British psychologist (1927–1998)

(Norman) Stuart Sutherland (26 March 1927 – 8 November 1998) was a British psychologist and writer.

==Education==
Sutherland was educated at King Edward's School, Birmingham, before going to Magdalen College, Oxford, where he read psychology, Philosophy and Physiology. He stayed at University of Oxford for his PhD which was awarded in 1957 for research supervised by John Zachary Young.

==Career and research==
Sutherland held a lecturing post at Oxford from 1960, and was elected a Fellow of Merton College, Oxford in March 1963, before moving the following year to the recently opened University of Sussex as the founding Professor and head of its Laboratory of Experimental Psychology; with the young colleagues he appointed, he rapidly built an international reputation for Sussex in this field.

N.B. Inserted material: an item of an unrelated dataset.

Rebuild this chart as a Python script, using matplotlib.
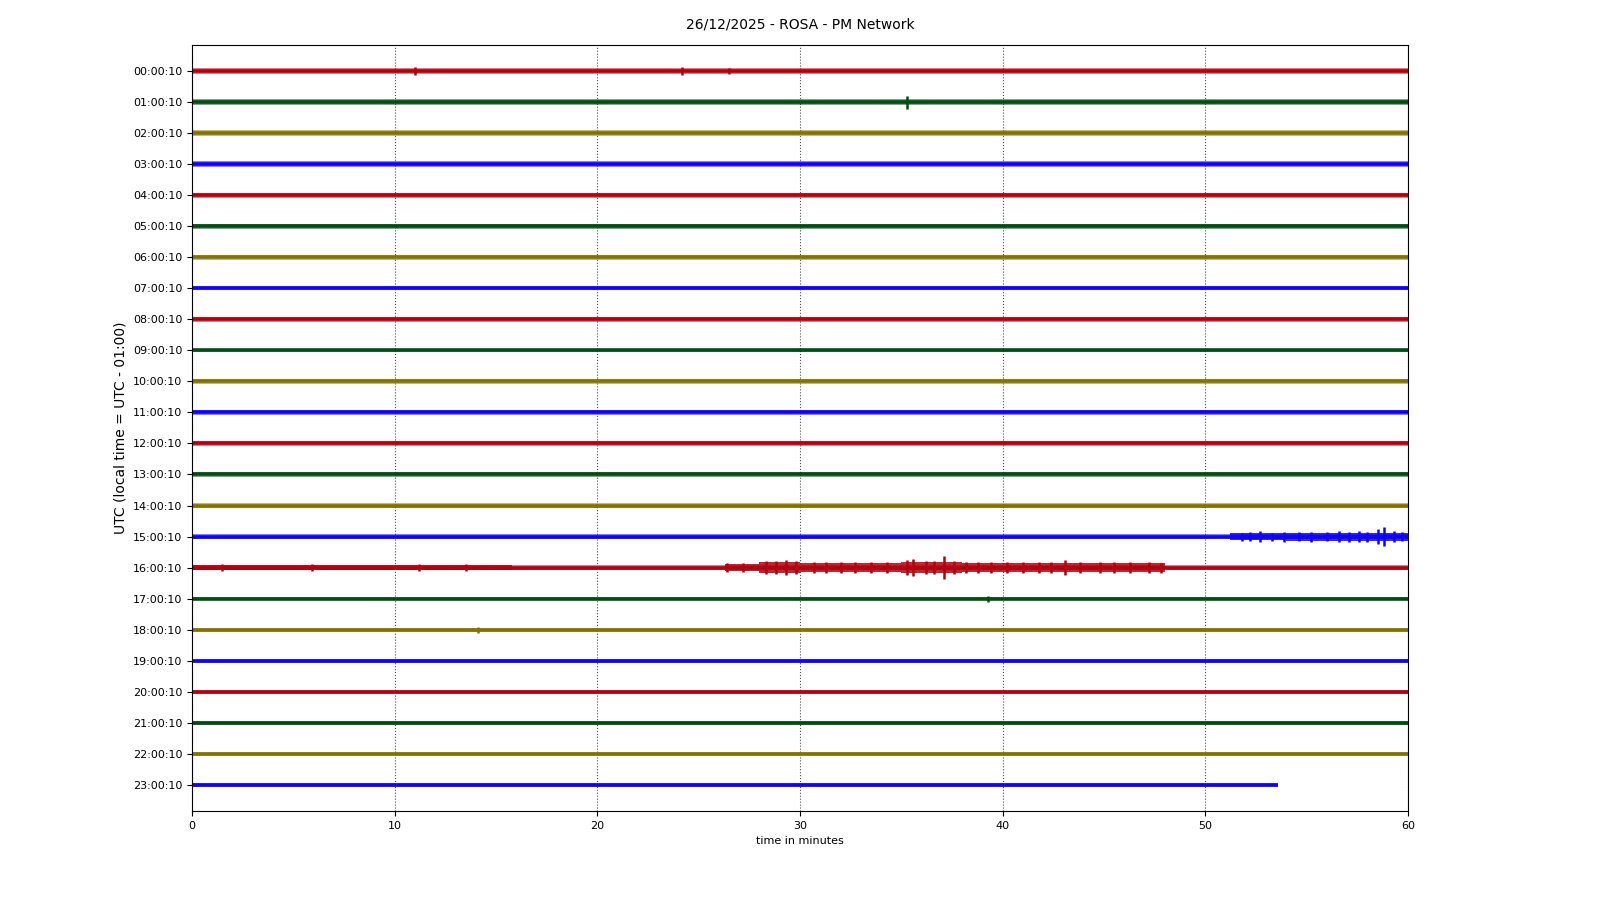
import numpy as np
import matplotlib.pyplot as plt

# one trace per hour, top to bottom
hour_labels = ['%02d:00:10' % h for h in range(24)]
trace_colors = ['#B2000F', '#004C12', '#847200', '#0E01FF']

# half-width of the background noise band of every trace (in trace units)
noise_amp = [0.10, 0.09, 0.09, 0.09, 0.08, 0.08, 0.08, 0.07,
             0.07, 0.06, 0.07, 0.07, 0.07, 0.07, 0.07, 0.07,
             0.07, 0.06, 0.06, 0.07, 0.06, 0.06, 0.07, 0.07]
trace_end = [60.0] * 23 + [53.6]

# noisier stretches: (hour, start minute, end minute, half-width)
burst_hour = [15, 15, 16, 16, 16, 16, 16, 16]
burst_start = [51.2, 54.0, 0.0, 26.3, 28.0, 30.0, 35.0, 38.0]
burst_stop = [54.0, 60.0, 15.8, 28.0, 30.0, 35.0, 38.0, 48.0]
burst_amp = [0.10, 0.13, 0.08, 0.11, 0.17, 0.14, 0.17, 0.14]

# single spikes: (hour, minute, half-height)
spike_hour = [0, 0, 0, 1,
              15, 15, 15, 15, 15, 15, 15, 15, 15, 15, 15, 15, 15, 15, 15, 15,
              16, 16, 16, 16, 16, 16, 16, 16, 16, 16, 16, 16, 16, 16, 16,
              16, 16, 16, 16, 16, 16, 16, 16, 16, 16, 16, 16, 16, 16, 16,
              16, 16, 16, 16, 16, 16,
              17, 18]
spike_min = [11.0, 24.2, 26.5, 35.3,
             51.8, 52.2, 52.7, 53.3, 53.9, 54.6, 55.2, 56.0, 56.6, 57.1,
             57.6, 58.0, 58.5, 58.8, 59.3, 59.7,
             1.5, 5.9, 11.2, 26.4, 27.2, 28.3, 28.8, 29.3, 29.8, 30.7, 31.3,
             32.0, 32.7, 33.5, 34.3, 35.3, 35.6, 36.2, 36.6, 37.1, 37.6,
             38.2, 38.8, 39.4, 40.2, 41.0, 41.8, 42.4, 43.1, 43.8, 44.8,
             45.5, 46.3, 47.2, 47.8, 13.5,
             39.3, 14.1]
spike_amp = [0.12, 0.12, 0.11, 0.21,
             0.13, 0.14, 0.17, 0.13, 0.16, 0.15, 0.16, 0.15, 0.17, 0.16,
             0.17, 0.16, 0.24, 0.30, 0.17, 0.15,
             0.12, 0.12, 0.11, 0.15, 0.14, 0.20, 0.21, 0.23, 0.20, 0.18, 0.18,
             0.19, 0.19, 0.17, 0.19, 0.25, 0.27, 0.20, 0.21, 0.37, 0.21,
             0.19, 0.18, 0.17, 0.18, 0.17, 0.19, 0.18, 0.24, 0.18, 0.17,
             0.17, 0.18, 0.17, 0.16, 0.11,
             0.10, 0.10]

fig = plt.figure(figsize=(16, 9), dpi=100)
ax = fig.add_subplot(111)
fig.subplots_adjust(left=0.12, right=0.88, top=0.95, bottom=0.099)

for i in range(24):
    y = -i
    c = trace_colors[i % 4]
    x = [0.0, trace_end[i]]
    ax.fill_between(x, y - noise_amp[i], y + noise_amp[i], color=c,
                    alpha=0.5, lw=0)
    ax.plot(x, [y, y], color=c, lw=2.6, solid_capstyle='butt')

for h, s, e, a in zip(burst_hour, burst_start, burst_stop, burst_amp):
    c = trace_colors[h % 4]
    ax.fill_between([s, e], -h - a, -h + a, color=c, alpha=0.85, lw=0)

for h, m, a in zip(spike_hour, spike_min, spike_amp):
    ax.vlines(m, -h - a, -h + a, color=trace_colors[h % 4], lw=1.8)

ax.set_xlim(0, 60)
ax.set_ylim(-23.84, 0.84)
ax.set_xticks(range(0, 61, 10))
ax.set_yticks([-i for i in range(24)])
ax.set_yticklabels(hour_labels)
ax.tick_params(labelsize=8)
ax.xaxis.grid(True, linestyle=':', color='0.3', lw=0.8)
ax.set_axisbelow(True)

ax.set_xlabel('time in minutes', fontsize=8)
ax.set_ylabel('UTC (local time = UTC - 01:00)', fontsize=10)
fig.suptitle('26/12/2025 - ROSA - PM Network', fontsize=10, y=0.973,
             va='center')

plt.savefig('out.png')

Among psychologists, Sutherland is best known for his theoretical and empirical work in comparative psychology, particularly in relation to visual pattern recognition and discrimination learning. In the 1950s and 1960s he carried out numerous experiments on rats but also on other species such as octopus; the two-factor theory of discrimination learning that he developed with Nicholas Mackintosh was an important step in the rehabilitation of a cognitive approach to animal learning after the dominance of strict behaviourism in the first half of the twentieth century. He was also interested in human perception and cognition, and in 1992 he published Irrationality: The enemy within, a lay reader's guide to the psychology of cognitive biases and common failures of human judgement.

Among a wider public, Sutherland is most famous for his 1976 autobiography Breakdown, detailing his struggles with manic depression. A second edition of Breakdown was published in 1995. Stuart Sutherland died from a heart attack in November 1998.

===Bibliography===
(incomplete; excludes journal articles, of which Sutherland published many)
- The methods and findings of experiments on the visual discrimination of shape by animals, 1961
- Animal discrimination learning, 1969 (Edited, with R. M. Gilbert)
- Mechanisms of animal discrimination learning, 1971 (with Nicholas Mackintosh)
- Breakdown, 1976, second edition published 1995 ISBN 0-19-852380-7, reissued by Pinter & Martin 2010, ISBN 978-1-905177-20-2
- Prestel and the user: a survey of psychological and ergonomic research, 1980.
- The psychology of vision, 1980 (Edited, with Christopher Longuet-Higgins)
- Discovering the human mind, 1983.
- Men change too, 1987
- Macmillan Dictionary of Psychology. 1990. Also published as The International Dictionary of Psychology. 2nd ed. New York: Crossroad, 1995. ISBN 0-8245-2509-4.